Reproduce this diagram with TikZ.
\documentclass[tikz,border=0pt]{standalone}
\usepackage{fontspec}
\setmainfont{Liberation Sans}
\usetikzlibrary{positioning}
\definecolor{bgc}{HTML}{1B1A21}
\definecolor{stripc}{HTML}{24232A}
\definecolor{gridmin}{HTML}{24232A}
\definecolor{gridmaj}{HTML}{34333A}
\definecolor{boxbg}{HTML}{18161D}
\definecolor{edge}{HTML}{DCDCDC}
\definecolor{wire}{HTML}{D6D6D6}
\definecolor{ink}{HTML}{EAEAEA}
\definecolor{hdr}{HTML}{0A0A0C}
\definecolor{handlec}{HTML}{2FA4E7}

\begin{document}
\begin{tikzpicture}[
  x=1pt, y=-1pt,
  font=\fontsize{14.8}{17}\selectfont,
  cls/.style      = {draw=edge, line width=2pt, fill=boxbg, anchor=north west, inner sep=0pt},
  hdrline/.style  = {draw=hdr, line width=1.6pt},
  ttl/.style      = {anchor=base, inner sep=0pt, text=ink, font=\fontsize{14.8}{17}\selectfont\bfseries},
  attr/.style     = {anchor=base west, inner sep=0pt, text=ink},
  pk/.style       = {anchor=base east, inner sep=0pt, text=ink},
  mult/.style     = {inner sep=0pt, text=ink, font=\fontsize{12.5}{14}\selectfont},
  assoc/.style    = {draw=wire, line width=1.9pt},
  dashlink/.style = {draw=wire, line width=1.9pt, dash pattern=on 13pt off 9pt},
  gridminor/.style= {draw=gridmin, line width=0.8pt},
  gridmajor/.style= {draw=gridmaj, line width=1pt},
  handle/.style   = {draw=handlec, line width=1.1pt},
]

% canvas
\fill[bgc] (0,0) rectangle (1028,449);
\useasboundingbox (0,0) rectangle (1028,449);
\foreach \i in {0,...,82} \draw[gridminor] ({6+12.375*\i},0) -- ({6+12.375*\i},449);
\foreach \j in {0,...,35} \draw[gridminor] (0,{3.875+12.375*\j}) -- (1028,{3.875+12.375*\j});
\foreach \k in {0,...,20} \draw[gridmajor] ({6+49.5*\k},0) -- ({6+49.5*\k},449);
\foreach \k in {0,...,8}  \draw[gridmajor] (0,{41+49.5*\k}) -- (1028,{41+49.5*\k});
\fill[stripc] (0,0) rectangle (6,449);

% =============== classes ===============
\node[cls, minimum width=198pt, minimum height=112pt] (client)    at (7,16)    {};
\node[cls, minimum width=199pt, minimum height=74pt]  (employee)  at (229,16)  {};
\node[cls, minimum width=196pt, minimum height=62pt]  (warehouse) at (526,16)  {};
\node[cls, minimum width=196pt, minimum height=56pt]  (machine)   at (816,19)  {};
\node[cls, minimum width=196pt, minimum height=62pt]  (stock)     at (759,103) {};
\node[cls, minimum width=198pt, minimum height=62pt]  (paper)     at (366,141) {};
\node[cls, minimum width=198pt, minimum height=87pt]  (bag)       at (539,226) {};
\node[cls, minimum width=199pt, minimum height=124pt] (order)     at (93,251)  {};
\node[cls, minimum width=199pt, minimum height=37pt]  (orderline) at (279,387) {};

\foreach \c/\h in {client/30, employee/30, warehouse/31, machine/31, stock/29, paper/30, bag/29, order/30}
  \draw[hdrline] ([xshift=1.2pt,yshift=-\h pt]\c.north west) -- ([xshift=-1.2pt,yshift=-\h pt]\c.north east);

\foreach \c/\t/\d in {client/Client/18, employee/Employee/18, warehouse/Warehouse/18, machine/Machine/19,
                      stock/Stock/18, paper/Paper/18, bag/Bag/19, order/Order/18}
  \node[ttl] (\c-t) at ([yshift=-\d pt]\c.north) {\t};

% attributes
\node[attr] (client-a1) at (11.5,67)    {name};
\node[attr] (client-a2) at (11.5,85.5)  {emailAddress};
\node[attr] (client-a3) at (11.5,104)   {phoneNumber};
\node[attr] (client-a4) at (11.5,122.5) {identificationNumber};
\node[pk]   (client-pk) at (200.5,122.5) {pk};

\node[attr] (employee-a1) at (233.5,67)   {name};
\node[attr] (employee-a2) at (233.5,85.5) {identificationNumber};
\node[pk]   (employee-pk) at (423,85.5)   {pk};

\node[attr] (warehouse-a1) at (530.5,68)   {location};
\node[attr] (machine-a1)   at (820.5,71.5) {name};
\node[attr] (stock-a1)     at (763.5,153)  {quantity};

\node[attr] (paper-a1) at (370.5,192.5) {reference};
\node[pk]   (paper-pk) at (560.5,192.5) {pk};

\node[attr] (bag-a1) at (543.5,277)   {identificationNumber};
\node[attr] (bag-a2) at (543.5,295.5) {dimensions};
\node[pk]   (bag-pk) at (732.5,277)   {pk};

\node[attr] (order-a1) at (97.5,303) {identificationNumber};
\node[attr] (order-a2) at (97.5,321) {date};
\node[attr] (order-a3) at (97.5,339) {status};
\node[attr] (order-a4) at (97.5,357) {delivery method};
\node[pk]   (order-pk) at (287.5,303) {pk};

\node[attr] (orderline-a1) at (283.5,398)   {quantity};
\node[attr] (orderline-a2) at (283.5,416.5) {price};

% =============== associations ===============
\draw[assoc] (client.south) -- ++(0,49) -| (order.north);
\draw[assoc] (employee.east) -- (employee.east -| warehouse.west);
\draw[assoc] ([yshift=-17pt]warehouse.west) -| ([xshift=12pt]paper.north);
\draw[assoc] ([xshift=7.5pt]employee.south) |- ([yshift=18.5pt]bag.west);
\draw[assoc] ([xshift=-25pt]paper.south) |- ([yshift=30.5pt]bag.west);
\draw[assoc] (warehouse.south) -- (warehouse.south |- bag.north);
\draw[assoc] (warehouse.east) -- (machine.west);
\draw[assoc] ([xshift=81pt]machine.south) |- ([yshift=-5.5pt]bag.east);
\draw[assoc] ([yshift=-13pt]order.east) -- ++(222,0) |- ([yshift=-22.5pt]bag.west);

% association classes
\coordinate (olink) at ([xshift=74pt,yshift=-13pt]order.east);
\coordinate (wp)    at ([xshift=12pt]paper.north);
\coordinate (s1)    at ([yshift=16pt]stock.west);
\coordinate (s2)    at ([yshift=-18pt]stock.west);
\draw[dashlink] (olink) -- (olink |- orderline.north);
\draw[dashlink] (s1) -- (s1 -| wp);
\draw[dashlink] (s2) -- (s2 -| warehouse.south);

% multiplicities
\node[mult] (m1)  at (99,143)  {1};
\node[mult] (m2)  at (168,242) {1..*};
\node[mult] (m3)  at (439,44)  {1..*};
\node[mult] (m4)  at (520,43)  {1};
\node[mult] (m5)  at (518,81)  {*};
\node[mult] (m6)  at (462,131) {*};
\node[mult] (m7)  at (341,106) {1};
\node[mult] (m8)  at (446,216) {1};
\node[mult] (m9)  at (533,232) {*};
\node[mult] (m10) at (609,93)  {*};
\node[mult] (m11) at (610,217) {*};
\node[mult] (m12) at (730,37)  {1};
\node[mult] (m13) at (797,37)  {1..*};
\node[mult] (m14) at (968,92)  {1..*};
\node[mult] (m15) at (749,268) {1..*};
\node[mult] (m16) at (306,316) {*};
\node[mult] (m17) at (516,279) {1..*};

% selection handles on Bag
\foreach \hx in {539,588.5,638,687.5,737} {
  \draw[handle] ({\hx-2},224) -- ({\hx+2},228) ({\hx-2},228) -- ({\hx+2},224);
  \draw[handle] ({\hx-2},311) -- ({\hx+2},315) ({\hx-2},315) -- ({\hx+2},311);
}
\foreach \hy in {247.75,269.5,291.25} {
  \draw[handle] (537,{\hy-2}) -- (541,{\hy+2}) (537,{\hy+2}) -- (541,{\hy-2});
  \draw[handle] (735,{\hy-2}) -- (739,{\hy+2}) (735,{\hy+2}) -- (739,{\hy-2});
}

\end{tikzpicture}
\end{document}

...

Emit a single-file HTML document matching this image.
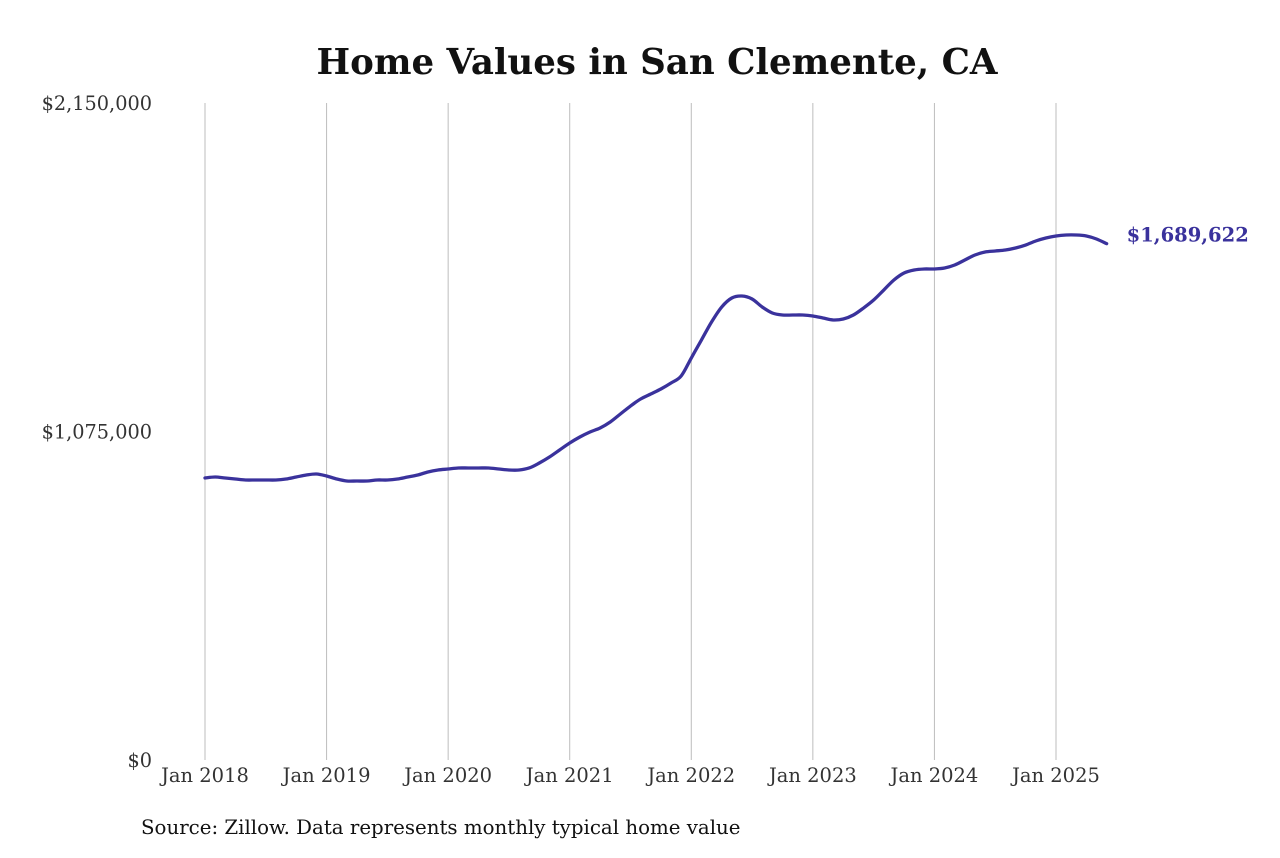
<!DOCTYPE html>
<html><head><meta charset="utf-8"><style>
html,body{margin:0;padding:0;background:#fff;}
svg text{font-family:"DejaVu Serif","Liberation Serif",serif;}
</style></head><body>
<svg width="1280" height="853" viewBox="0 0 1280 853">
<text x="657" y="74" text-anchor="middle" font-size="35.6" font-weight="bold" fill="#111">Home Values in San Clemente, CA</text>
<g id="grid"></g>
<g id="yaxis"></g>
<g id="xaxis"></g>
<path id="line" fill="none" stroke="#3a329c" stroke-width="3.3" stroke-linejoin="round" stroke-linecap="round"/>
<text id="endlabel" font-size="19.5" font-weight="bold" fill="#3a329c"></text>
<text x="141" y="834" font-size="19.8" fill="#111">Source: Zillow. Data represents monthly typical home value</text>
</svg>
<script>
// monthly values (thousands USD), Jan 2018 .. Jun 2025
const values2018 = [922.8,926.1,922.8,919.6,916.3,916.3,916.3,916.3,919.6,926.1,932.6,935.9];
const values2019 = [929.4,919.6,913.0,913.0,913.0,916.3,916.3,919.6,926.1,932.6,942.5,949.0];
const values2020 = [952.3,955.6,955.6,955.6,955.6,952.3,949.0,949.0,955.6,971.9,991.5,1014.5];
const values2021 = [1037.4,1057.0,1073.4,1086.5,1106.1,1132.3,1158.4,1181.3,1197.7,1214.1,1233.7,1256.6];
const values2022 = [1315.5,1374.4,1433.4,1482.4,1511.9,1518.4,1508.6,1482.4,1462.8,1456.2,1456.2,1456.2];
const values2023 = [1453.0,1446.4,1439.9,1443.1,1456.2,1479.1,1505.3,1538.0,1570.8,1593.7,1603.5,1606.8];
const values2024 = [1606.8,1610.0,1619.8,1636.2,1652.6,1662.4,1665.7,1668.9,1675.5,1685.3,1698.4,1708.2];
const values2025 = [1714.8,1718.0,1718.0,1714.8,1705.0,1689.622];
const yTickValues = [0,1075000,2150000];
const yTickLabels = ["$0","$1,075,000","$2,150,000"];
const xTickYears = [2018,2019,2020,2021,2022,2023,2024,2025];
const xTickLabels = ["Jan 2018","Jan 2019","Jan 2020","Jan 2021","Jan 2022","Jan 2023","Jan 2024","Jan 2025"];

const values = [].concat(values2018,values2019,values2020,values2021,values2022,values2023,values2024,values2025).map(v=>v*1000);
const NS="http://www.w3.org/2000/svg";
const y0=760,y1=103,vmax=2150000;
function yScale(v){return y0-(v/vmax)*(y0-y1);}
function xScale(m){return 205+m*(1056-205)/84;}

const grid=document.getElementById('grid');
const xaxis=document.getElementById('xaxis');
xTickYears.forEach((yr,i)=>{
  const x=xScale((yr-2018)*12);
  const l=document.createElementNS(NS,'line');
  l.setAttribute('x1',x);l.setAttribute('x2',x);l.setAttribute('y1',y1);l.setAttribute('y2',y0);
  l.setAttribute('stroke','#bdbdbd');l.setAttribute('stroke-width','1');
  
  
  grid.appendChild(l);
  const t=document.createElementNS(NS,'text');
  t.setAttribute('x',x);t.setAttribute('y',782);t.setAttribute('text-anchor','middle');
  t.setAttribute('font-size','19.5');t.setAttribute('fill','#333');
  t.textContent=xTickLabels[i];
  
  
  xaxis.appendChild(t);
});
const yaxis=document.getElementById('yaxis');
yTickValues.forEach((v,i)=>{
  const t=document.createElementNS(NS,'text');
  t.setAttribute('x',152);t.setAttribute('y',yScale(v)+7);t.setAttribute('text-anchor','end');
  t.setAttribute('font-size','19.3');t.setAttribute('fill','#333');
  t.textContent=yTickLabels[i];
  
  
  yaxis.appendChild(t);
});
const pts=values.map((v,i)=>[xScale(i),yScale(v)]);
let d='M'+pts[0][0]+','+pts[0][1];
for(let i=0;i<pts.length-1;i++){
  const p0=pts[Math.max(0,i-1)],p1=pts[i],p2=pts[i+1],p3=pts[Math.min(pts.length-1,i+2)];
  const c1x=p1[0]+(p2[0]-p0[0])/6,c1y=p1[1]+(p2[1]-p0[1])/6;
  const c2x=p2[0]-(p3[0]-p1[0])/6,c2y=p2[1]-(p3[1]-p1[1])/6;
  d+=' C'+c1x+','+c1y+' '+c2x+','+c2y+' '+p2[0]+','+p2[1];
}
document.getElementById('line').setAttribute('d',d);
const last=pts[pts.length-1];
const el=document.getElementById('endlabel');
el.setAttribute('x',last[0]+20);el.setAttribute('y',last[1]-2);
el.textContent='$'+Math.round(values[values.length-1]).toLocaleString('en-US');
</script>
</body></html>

*Task instructions*
Find each line in the records holding the string "this" and show it.

*Written answer*
Reproduce this diagram with TikZ.
Emit a single-file HTML document matching this image.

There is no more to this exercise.